- Born: 1949 (age 76–77) Boston
- Education: Bryn Mawr College Harvard T.H. Chan School of Public Health Harvard Medical School
- Scientific career
- Workplaces: Boston Children's Hospital

= Jane Newburger =

American paediatrician (born 1949)

Jane Wimpfheimer Newburger is an American pediatrician who is Commonwealth Professor of Pediatrics at Harvard Medical School and Associate Cardiologist-in-Chief at the Boston Children's Hospital. Her research has considered the fundamental mechanisms that underpin Kawasaki disease and the outcomes of children suffering from congenital heart defects. She was elected Fellow of the National Academy of Medicine in 2021.

== Early life and education ==
Newburger was born in New York City. She was raised in the Bronx and moved to Yonkers, New York at the age of six. She decided that she wanted to become a doctor at a young age. She was an undergraduate student at Bryn Mawr College, where she majored in chemistry. She moved to the Harvard Medical School as a medical student and graduated in 1974. She was an intern in pediatrics and the Boston Children's Hospital, where she also completed her residency and fellowship. She was awarded a Masters of Public Health from the Harvard T.H. Chan School of Public Health in 1980.

== Research and career ==
Newburger's research has explored heart diseases in children, with a particular focus on Kawasaki disease. Kawasaki disease develops after birth and creates inflammation in blood vessels, and Newburger has studied it since the early 1980s. At the time there was no established therapy. In an effort to improve its diagnosis and treatment, she has considered the epidemiology and long-term effects of the condition on children. Intravenous immune globulin therapy emerged as a treatment in Japan, which resulted in the formation of a multi-centre research group in the United States. The members include David Bellinger, Annette Baker and Mary Beth Son.
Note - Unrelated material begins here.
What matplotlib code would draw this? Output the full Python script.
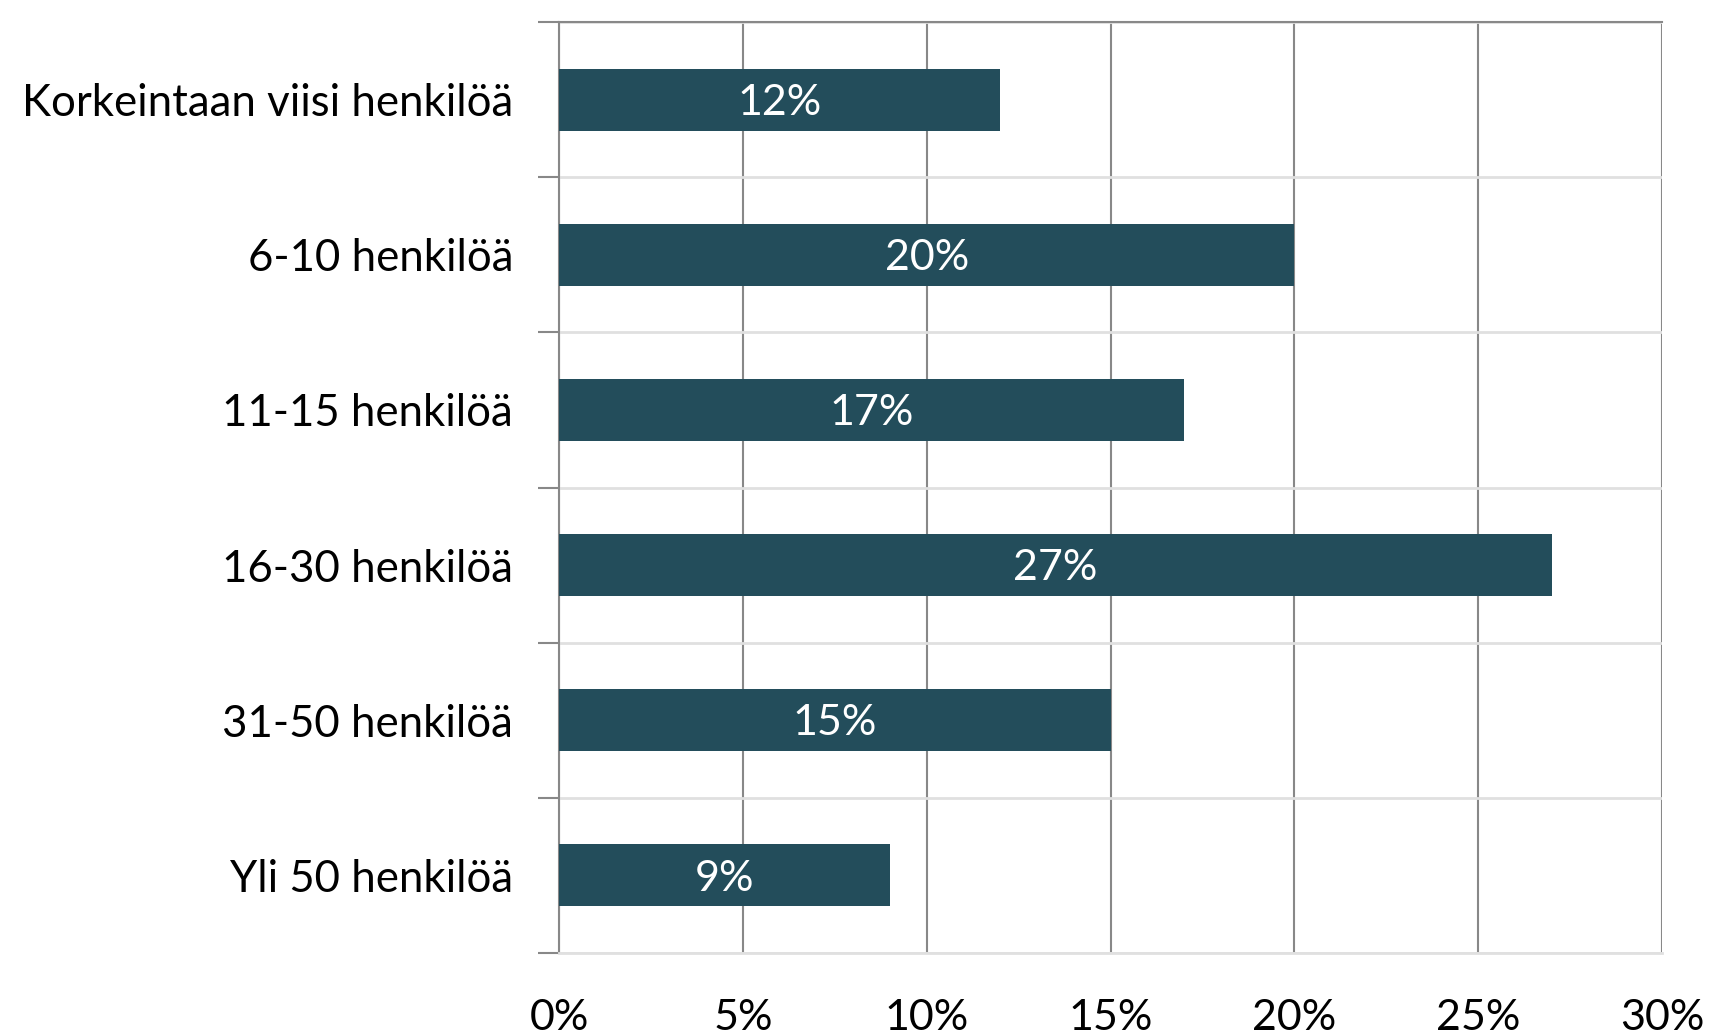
import matplotlib
matplotlib.use("Agg")
import matplotlib.pyplot as plt
import numpy as np

categories = ["Korkeintaan viisi henkilöä", "6-10 henkilöä", "11-15 henkilöä",
              "16-30 henkilöä", "31-50 henkilöä", "Yli 50 henkilöä"]
values = [12, 20, 17, 27, 15, 9]
xticks = [0, 5, 10, 15, 20, 25, 30]
xtick_labels = ["0%", "5%", "10%", "15%", "20%", "25%", "30%"]

plt.rcParams['font.family'] = ['Lato', 'DejaVu Sans']

fig = plt.figure(figsize=(17.17, 10.34), dpi=100)
ax = fig.add_axes([559/1717, 1-953/1034, (1662-559)/1717, (953-22)/1034])

n = len(categories)
y = np.arange(n)
bar_color = "#234d5b"
ax.barh(y, values, height=0.4, color=bar_color, zorder=3)
for yi, v in zip(y, values):
    ax.text(v/2, yi + 0.02, f"{v}%", ha="center", va="center", color="white",
            fontsize=31, zorder=4)

ax.set_xlim(0, 30)
ax.set_ylim(n-0.5, -0.5)
ax.set_xticks(xticks)
ax.set_xticklabels(xtick_labels, fontsize=31)
ax.tick_params(axis="x", length=0, pad=33)
ax.set_yticks(y)
ax.set_yticklabels(categories, fontsize=31.5)
ax.tick_params(axis="y", which="major", length=0, pad=33)
ax.set_yticks(np.arange(n+1)-0.5, minor=True)
ax.tick_params(axis="y", which="minor", length=15, width=1.5, color="#888888", direction="out")

ax.grid(axis="x", color="#888888", linewidth=1.5, zorder=1)
ax.grid(axis="y", which="minor", color="#e0e0e0", linewidth=2, zorder=1)
ax.grid(axis="y", which="major", visible=False)

for s in ["left", "top"]:
    ax.spines[s].set_color("#888888")
    ax.spines[s].set_linewidth(1.5)
ax.spines["right"].set_visible(False)
ax.spines["bottom"].set_color("#e0e0e0")
ax.spines["bottom"].set_linewidth(2)
ax.set_axisbelow(True)

fig.savefig("out.png", dpi=100, facecolor="white")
Newburger secured funding from the National Institutes of Health to run a trial of IVIG, showing that it was a highly effective therapy for most children who suffer from the disease. She worked with the American Heart Association to create guidelines to improve IVIG treatment of patients with incomplete Kawasaki disease. Early diagnosis of Kawasaki disease prevents the condition becoming life-threatening, as it can cause aneurysms in the coronary arteries. Children who suffer from it can develop atherosclerosis. It is unclear what causes Kawasaki disease, but it has been reported to be more common in children of Asian descent. Japan and South Korea have the highest incidences of Kawasaki disease in the world.

Newburger has focused on improving the healthcare outcomes of children suffering from congenital heart defects. Such defects occur in around 8 of every 1,000 live births. To treat these defects, the heart is temporarily stopped during surgery, which results in restricted blood supply to the brain. These defects can give rise to neurocognitive challenges such as learning disorders. In recognition of her contributions to cardiology, Newburger was amongst the inaugural fellows of the American Heart Association. In 2007, she was awarded the Distinguished Scientist Award of the American College of Cardiology, and in 2009 the Young Hearts Meritorious Achievement Award. She was made the Commonwealth Professor of Paediatrics in 2008.

Newburger has served as Chair of the American Heart Association Committee on Rheumatic Fever. Newburger was elected Fellow of the National Academy of Medicine in 2021.